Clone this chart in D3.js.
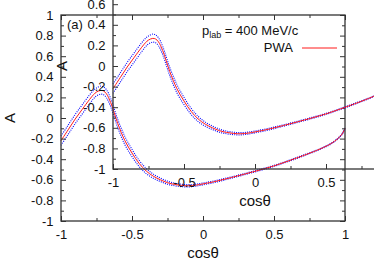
<!DOCTYPE html>
<html><head><meta charset="utf-8">
<script src="https://cdn.jsdelivr.net/npm/d3@7"></script>
<style>
html,body{margin:0;padding:0;background:#fff;}
svg{display:block;font-family:"Liberation Sans",Arial,Helvetica,sans-serif;}
</style></head>
<body>
<svg id="chart" width="374" height="262"></svg>
<script>
// ---- data ----
const cosTheta = [-1, -0.95, -0.9, -0.85, -0.8, -0.77, -0.75, -0.72, -0.7, -0.68, -0.65, -0.6, -0.55, -0.5, -0.45, -0.4, -0.35, -0.3, -0.25, -0.2, -0.15, -0.1, -0.05, 0, 0.1, 0.2, 0.3, 0.4, 0.5, 0.6, 0.7, 0.8, 0.85, 0.9, 0.95, 0.98, 1.0];
const aPWA   = [-0.22, -0.115, -0.01, 0.085, 0.178, 0.228, 0.252, 0.268, 0.262, 0.235, 0.15, -0.055, -0.22, -0.34, -0.44, -0.515, -0.565, -0.60, -0.628, -0.645, -0.655, -0.658, -0.652, -0.64, -0.612, -0.578, -0.542, -0.505, -0.465, -0.418, -0.368, -0.315, -0.285, -0.25, -0.2, -0.155, -0.1];
const aUpper = [-0.175, -0.07, 0.035, 0.13, 0.222, 0.27, 0.292, 0.31, 0.302, 0.275, 0.19, -0.015, -0.18, -0.305, -0.41, -0.49, -0.545, -0.583, -0.613, -0.632, -0.643, -0.647, -0.642, -0.631, -0.604, -0.571, -0.536, -0.499, -0.46, -0.413, -0.363, -0.311, -0.281, -0.246, -0.196, -0.151, -0.096];
const aLower = [-0.265, -0.16, -0.055, 0.04, 0.135, 0.188, 0.214, 0.232, 0.226, 0.198, 0.11, -0.095, -0.26, -0.375, -0.47, -0.54, -0.585, -0.617, -0.643, -0.658, -0.667, -0.669, -0.662, -0.649, -0.62, -0.585, -0.548, -0.511, -0.47, -0.423, -0.373, -0.319, -0.289, -0.254, -0.204, -0.159, -0.104];

const xTicks = [-1, -0.5, 0, 0.5, 1];
const xTickLabels = ["-1", "-0.5", "0", "0.5", "1"];
const xMinor = [-0.75, -0.25, 0.25, 0.75];
const yTicks = [-1, -0.8, -0.6, -0.4, -0.2, 0, 0.2, 0.4, 0.6, 0.8, 1];
const yTickLabels = ["-1", "-0.8", "-0.6", "-0.4", "-0.2", "0", "0.2", "0.4", "0.6", "0.8", "1"];
const yMinor = [-0.9, -0.7, -0.5, -0.3, -0.1, 0.1, 0.3, 0.5, 0.7, 0.9];

const W = 374, H = 262;
const svg = d3.select("#chart");
svg.append("rect").attr("width", W).attr("height", H).attr("fill", "#fff");

function panel(ox, oy, withKey) {
  const L = 61 + ox, R = 345 + ox, T = 15 + oy, B = 221 + oy;
  const x = d3.scaleLinear().domain([-1, 1]).range([L, R]);
  const y = d3.scaleLinear().domain([-1, 1]).range([B, T]);
  const g = svg.append("g");

  const pts = (arr) => cosTheta.map((c, i) => [c, arr[i]]);
  const line = d3.line().x(d => x(d[0])).y(d => y(d[1])).curve(d3.curveCatmullRom.alpha(0.5));

  g.append("path").attr("d", line(pts(aUpper))).attr("fill", "none")
    .attr("stroke", "#0000ff").attr("stroke-width", 1.1).attr("stroke-dasharray", "1,1.2");
  g.append("path").attr("d", line(pts(aLower))).attr("fill", "none")
    .attr("stroke", "#0000ff").attr("stroke-width", 1.1).attr("stroke-dasharray", "1,1.2");
  g.append("path").attr("d", line(pts(aPWA))).attr("fill", "none")
    .attr("stroke", "#ff1a1a").attr("stroke-width", 1);

  // only label ticks whose label lies inside the picture
  const xLab = xTicks.filter(v => x(v) + 4 <= W);
  const yLab = yTicks.filter(v => y(v) >= 0);
  const fmtX = d => xLab.includes(d) ? xTickLabels[xTicks.indexOf(d)] : "";
  const fmtY = d => yLab.includes(d) ? yTickLabels[yTicks.indexOf(d)] : "";
  const clean = s => s.call(a => a.select(".domain").remove())
                      .call(a => a.selectAll("text").filter(function () { return this.textContent === ""; }).remove());
  const styleAx = s => s.call(a => a.selectAll("line").attr("stroke", "#333").attr("stroke-width", 1))
                        .call(a => a.selectAll("text").attr("fill", "#111").attr("font-size", 13)
                                     .attr("font-family", "'Liberation Sans',Arial,sans-serif"));

  // bottom
  g.append("g").attr("transform", `translate(0,${B})`)
    .call(d3.axisBottom(x).tickValues(xTicks).tickFormat(fmtX).tickSizeInner(-5).tickSizeOuter(0).tickPadding(9))
    .call(clean).call(styleAx);
  g.append("g").attr("transform", `translate(0,${B})`)
    .call(d3.axisBottom(x).tickValues(xMinor).tickFormat("").tickSizeInner(-3).tickSizeOuter(0))
    .call(clean).call(styleAx);
  // top (mirror)
  g.append("g").attr("transform", `translate(0,${T})`)
    .call(d3.axisTop(x).tickValues(xTicks).tickFormat("").tickSizeInner(-5).tickSizeOuter(0))
    .call(clean).call(styleAx);
  g.append("g").attr("transform", `translate(0,${T})`)
    .call(d3.axisTop(x).tickValues(xMinor).tickFormat("").tickSizeInner(-3).tickSizeOuter(0))
    .call(clean).call(styleAx);
  // left
  g.append("g").attr("transform", `translate(${L},0)`)
    .call(d3.axisLeft(y).tickValues(yTicks).tickFormat(fmtY).tickSizeInner(-5).tickSizeOuter(0).tickPadding(7.5))
    .call(clean).call(styleAx);
  g.append("g").attr("transform", `translate(${L},0)`)
    .call(d3.axisLeft(y).tickValues(yMinor).tickFormat("").tickSizeInner(-3).tickSizeOuter(0))
    .call(clean).call(styleAx);
  // right (mirror)
  g.append("g").attr("transform", `translate(${R},0)`)
    .call(d3.axisRight(y).tickValues(yTicks).tickFormat("").tickSizeInner(-5).tickSizeOuter(0))
    .call(clean).call(styleAx);
  g.append("g").attr("transform", `translate(${R},0)`)
    .call(d3.axisRight(y).tickValues(yMinor).tickFormat("").tickSizeInner(-3).tickSizeOuter(0))
    .call(clean).call(styleAx);

  // frame
  g.append("rect").attr("x", L).attr("y", T).attr("width", R - L).attr("height", B - T)
    .attr("fill", "none").attr("stroke", "#333").attr("stroke-width", 1.3);

  // axis titles
  g.append("text").attr("x", (L + R) / 2).attr("y", B + 37).attr("text-anchor", "middle")
    .attr("font-size", 15).attr("fill", "#111").text("cosθ");
  g.append("text").attr("transform", `translate(${L - 46},${(T + B) / 2}) rotate(-90)`)
    .attr("text-anchor", "middle").attr("font-size", 15).attr("fill", "#111").text("A");

  if (withKey) {
    g.append("text").attr("x", L + 6).attr("y", T + 14).attr("font-size", 13).attr("fill", "#111").text("(a)");
    const t = g.append("text").attr("x", L + 141).attr("y", T + 20).attr("font-size", 13).attr("fill", "#111");
    t.append("tspan").text("p");
    t.append("tspan").attr("font-size", 9).attr("dy", 3).text("lab");
    t.append("tspan").attr("dy", -3).text(" = 400 MeV/c");
    g.append("text").attr("x", R - 52).attr("y", T + 37).attr("text-anchor", "end")
      .attr("font-size", 13).attr("fill", "#111").text("PWA");
    g.append("line").attr("x1", R - 43).attr("x2", R - 8).attr("y1", T + 33).attr("y2", T + 33)
      .attr("stroke", "#ff1a1a").attr("stroke-width", 1);
  }
}

panel(0, 0, true);
panel(52, -52, false);
</script>
</body></html>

::::::

• WHAT IS BEING ASKED
Give solely the number of lines in the data that contain the string "this".

• EXERCISE ANSWER
2